A disclaimer is the worst possible audit outcome and signifies that a company’s accounts cannot be relied on and often indicates that the organisation is in serious financial trouble and poorly managed.
The state-owned entity is responsible for providing appropriate cover to all road users in SA, rehabilitating and compensating people injured as a result of motor vehicles. It collects about R43bn a year through a levy on the fuel price, but has been financially unsustainable for decades and dogged by allegations of corruption, malfeasance and fraud, which have affected its ability to settle claims.
The RAF is regarded as one of the biggest threats to the state’s finances as the government would be obliged to step in and make payments should the fund fail to honour settled claims.
The fund is involved in a court battle with the auditor-general over the audit opinion and the accounting standards used in its most recent annual report, which again offered a bleak assessment of the entity.
“The audit report of the [auditor-general] inappropriately expresses an opinion on the incorrect version of the annual financial statements,” CEO Collins Letsoalo said in a submission to parliament’s finance watchdog, the standing committee on public accounts (Scopa).
At the heart of the dispute is the RAF’s decision to adopt new accounting standards, which the auditor-general believes has resulted in it understating its liabilities by about R300bn compared with the previous year.
Letsoalo said the RAF changed its accounting policy from International Financial Reporting Standards to the International Public Sector Accounting Standards after uncovering that the escalation of its liabilities coincided with an accounting policy adopted in the 2013/2014 financial year that are applicable to insurance contracts. The RAF essentially argues that its liabilities and payment obligations cannot be equated to those of an insurance company.
“The Road Accident Fund is in fact a social benefit scheme and therefore does not have any insurance contracts. It is simply not an insurance company or involved in the insurance business,” Letsoalo said. “Furthermore, it does not fall within the definition of an insurance fund in terms of the Insurance Act ... The Prudential Authority, the RAF’s regulator maintains that the RAF is fundamentally a social benefit fund.”
The fund subsequently approached the high court to stop the auditor-general from releasing the audit report for the 2020/2021 financial year pending a review application. It also argued that publishing the disclaimer and audit report would lead to it suffering irreparable harm and reduce its chances of obtaining funding on its own.
The court dismissed the application earlier this year, saying it was not persuaded that the RAF has established a well-grounded apprehension of irreparable harm if the audited financial statements were published.
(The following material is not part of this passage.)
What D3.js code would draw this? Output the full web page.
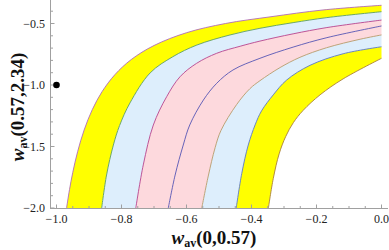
<!DOCTYPE html>
<html>
<head>
<meta charset="utf-8">
<script src="https://cdn.jsdelivr.net/npm/d3@7/dist/d3.min.js"></script>
<style>
html,body{margin:0;padding:0;background:#fff;}
svg{display:block;}
</style>
</head>
<body>
<svg id="chart" width="389" height="250"></svg>
<script>
// ---- data ----
const curve1 = [[-0.969,-2.0],[-0.96,-1.851],[-0.95,-1.712],[-0.935,-1.542],[-0.915,-1.366],[-0.89,-1.201],[-0.86,-1.055],[-0.82,-0.915],[-0.77,-0.793],[-0.70,-0.679],[-0.60,-0.575],[-0.48,-0.50],[-0.34,-0.445],[-0.18,-0.39],[0.0,-0.352]];
const curve2 = [[-0.861,-2.0],[-0.846,-1.732],[-0.825,-1.488],[-0.806,-1.33],[-0.774,-1.146],[-0.712,-0.902],[-0.642,-0.77],[-0.568,-0.675],[-0.466,-0.593],[-0.374,-0.539],[-0.272,-0.493],[-0.168,-0.452],[0.0,-0.404]];
const curve3 = [[-0.756,-2.0],[-0.733,-1.65],[-0.702,-1.325],[-0.661,-1.095],[-0.620,-0.933],[-0.569,-0.824],[-0.507,-0.742],[-0.435,-0.685],[-0.374,-0.643],[-0.272,-0.584],[-0.168,-0.533],[0.0,-0.472]];
const curve4 = [[-0.656,-2.0],[-0.635,-1.732],[-0.61,-1.488],[-0.59,-1.325],[-0.548,-1.122],[-0.507,-0.986],[-0.457,-0.878],[-0.374,-0.783],[-0.272,-0.692],[-0.168,-0.615],[0.0,-0.52]];
const curve5 = [[-0.553,-2.0],[-0.533,-1.74],[-0.512,-1.51],[-0.494,-1.37],[-0.446,-1.16],[-0.405,-1.03],[-0.374,-0.965],[-0.312,-0.858],[-0.251,-0.775],[-0.169,-0.697],[-0.066,-0.628],[0.0,-0.593]];
const curve6 = [[-0.447,-2.0],[-0.43,-1.72],[-0.41,-1.488],[-0.389,-1.325],[-0.369,-1.21],[-0.333,-1.08],[-0.292,-0.96],[-0.22,-0.84],[-0.118,-0.746],[0.0,-0.689]];
const curve7 = [[-0.348,-2.0],[-0.333,-1.76],[-0.315,-1.56],[-0.295,-1.42],[-0.271,-1.305],[-0.241,-1.206],[-0.189,-1.08],[-0.118,-0.95],[0.0,-0.783]];
const point = [[-1.0,-1.0]];

const xMajorTicks = [-1.0,-0.8,-0.6,-0.4,-0.2,0.0];
const xTickLabels = ["\u22121.0","\u22120.8","\u22120.6","\u22120.4","\u22120.2","0.0"];
const yMajorTicks = [-2.0,-1.5,-1.0,-0.5];
const yTickLabels = ["\u22122.0","\u22121.5","\u22121.0","\u22120.5"];

// ---- layout ----
const svg = d3.select("#chart");
const x = d3.scaleLinear().domain([-1.02, 0.02]).range([50, 388]);
const y = d3.scaleLinear().domain([-2.0, -0.3]).range([208, -1.1]);

const curves = [curve1, curve2, curve3, curve4, curve5, curve6, curve7];
const lineColors = ["#b06cb8", "#5f9e5a", "#b4448e", "#5656b4", "#b89a6a", "#5a78c8", "#aa8038"];
const bands = [
  {a:0, b:1, fill:"#ffff00"},
  {a:1, b:2, fill:"#ddeefc"},
  {a:2, b:4, fill:"#fdd9dd"},
  {a:4, b:5, fill:"#ddeefc"},
  {a:5, b:6, fill:"#ffff00"}
];

svg.append("clipPath").attr("id","clip")
  .append("rect").attr("x",50).attr("y",-2).attr("width",338).attr("height",210);

const line = d3.line().x(d=>x(d[0])).y(d=>y(d[1])).curve(d3.curveCatmullRom.alpha(0.5));

const plot = svg.append("g").attr("clip-path","url(#clip)");
bands.forEach(bd => {
  const A = curves[bd.a], B = curves[bd.b].slice().reverse();
  const p = line(A) + line(B).replace(/^M/, "L") + "Z";
  plot.append("path").attr("d", p).attr("fill", bd.fill).attr("stroke","none");
});
curves.forEach((c,i) => {
  plot.append("path").attr("d", line(c)).attr("fill","none")
    .attr("stroke", lineColors[i]).attr("stroke-width", 0.9);
});

// ---- axes ----
const axisColor = "#a0a0a0";
const ax = svg.append("g");
ax.append("line").attr("x1",50).attr("x2",388).attr("y1",208.5).attr("y2",208.5).attr("stroke",axisColor);
ax.append("line").attr("x1",50.5).attr("x2",50.5).attr("y1",0).attr("y2",208.5).attr("stroke",axisColor);

const xMinor = d3.range(-1.0, 0.0001, 0.05).filter(v => !xMajorTicks.some(t => Math.abs(t-v) < 1e-6));
xMajorTicks.forEach(v => ax.append("line").attr("x1",x(v)).attr("x2",x(v)).attr("y1",208.5).attr("y2",204.5).attr("stroke",axisColor));
xMinor.forEach(v => ax.append("line").attr("x1",x(v)).attr("x2",x(v)).attr("y1",208.5).attr("y2",206).attr("stroke",axisColor));
const yMinor = d3.range(-2.0, -0.29, 0.1).filter(v => !yMajorTicks.some(t => Math.abs(t-v) < 1e-6));
yMajorTicks.forEach(v => ax.append("line").attr("x1",50.5).attr("x2",54.5).attr("y1",y(v)).attr("y2",y(v)).attr("stroke",axisColor));
yMinor.forEach(v => ax.append("line").attr("x1",50.5).attr("x2",53).attr("y1",y(v)).attr("y2",y(v)).attr("stroke",axisColor));

const labFont = "'Liberation Serif','Times New Roman',serif";
xMajorTicks.forEach((v,i) => {
  ax.append("text").attr("x", x(v)).attr("y", 223)
    .attr("text-anchor","middle").attr("font-family",labFont).attr("font-size",12)
    .attr("fill","#222").text(xTickLabels[i]);
});
yMajorTicks.forEach((v,i) => {
  ax.append("text").attr("x", 45).attr("y", y(v)).attr("dy","0.35em")
    .attr("text-anchor","end").attr("font-family",labFont).attr("font-size",12)
    .attr("fill","#222").text(yTickLabels[i]);
});

// axis titles
const xt = svg.append("text").attr("x", 214).attr("y", 244).attr("text-anchor","middle")
  .attr("font-family",labFont).attr("font-size",19).attr("font-weight","bold").attr("fill","#111");
xt.append("tspan").attr("font-style","italic").text("w");
xt.append("tspan").attr("font-size",12).attr("dy",3).text("av");
xt.append("tspan").attr("dy",-3).text("(0,0.57)");

const yt = svg.append("text").attr("transform","translate(24,107) rotate(-90)").attr("text-anchor","middle")
  .attr("font-family",labFont).attr("font-size",19).attr("font-weight","bold").attr("fill","#111");
yt.append("tspan").attr("font-style","italic").text("w");
yt.append("tspan").attr("font-size",12).attr("dy",3).text("av");
yt.append("tspan").attr("dy",-3).text("(0.57,2.34)");

// point
svg.selectAll("circle.pt").data(point).enter().append("circle")
  .attr("cx", d=>x(d[0])).attr("cy", d=>y(d[1])).attr("r", 3.3).attr("fill","#000");
</script>
</body>
</html>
The RAF is now banking on the review application to set aside published report.
The auditor-general’s office has argued that the disclaimer was issued on the basis that the RAF’s financial statements weren’t prepared in accordance with the prescribed financial reporting framework and weren’t supported by full and proper records.
Officials from the auditor-general’s office told MPs on Wednesday that in publishing the RAF’s annual report, they were following due process and applicable standards, and that the process was fair.
MPs resolved to continue with the meeting later in September as they decide how the matter should be handled since it is still before the court.
“The matter is very serious ... but work must continue to get a structure and manner of the court processes for us to consider whether it would not be in the interest of parliament to join this matter as an amicus curiae [friend of the court] because I am worried about the precedent it sets insofar as audit outcome management is concerned,” Scopa chair Mkhuleko Hlengwa said.
The court battle may open the “floodgates of disputes and negotiated audit outcomes” which would place the auditor-general and parliament in a difficult situation, Hlengwa SAID.
“Without casting aspersions, disputes and court processes must not become the default position,” he added emphasising that the auditor-general’s report still holds despite the dispute.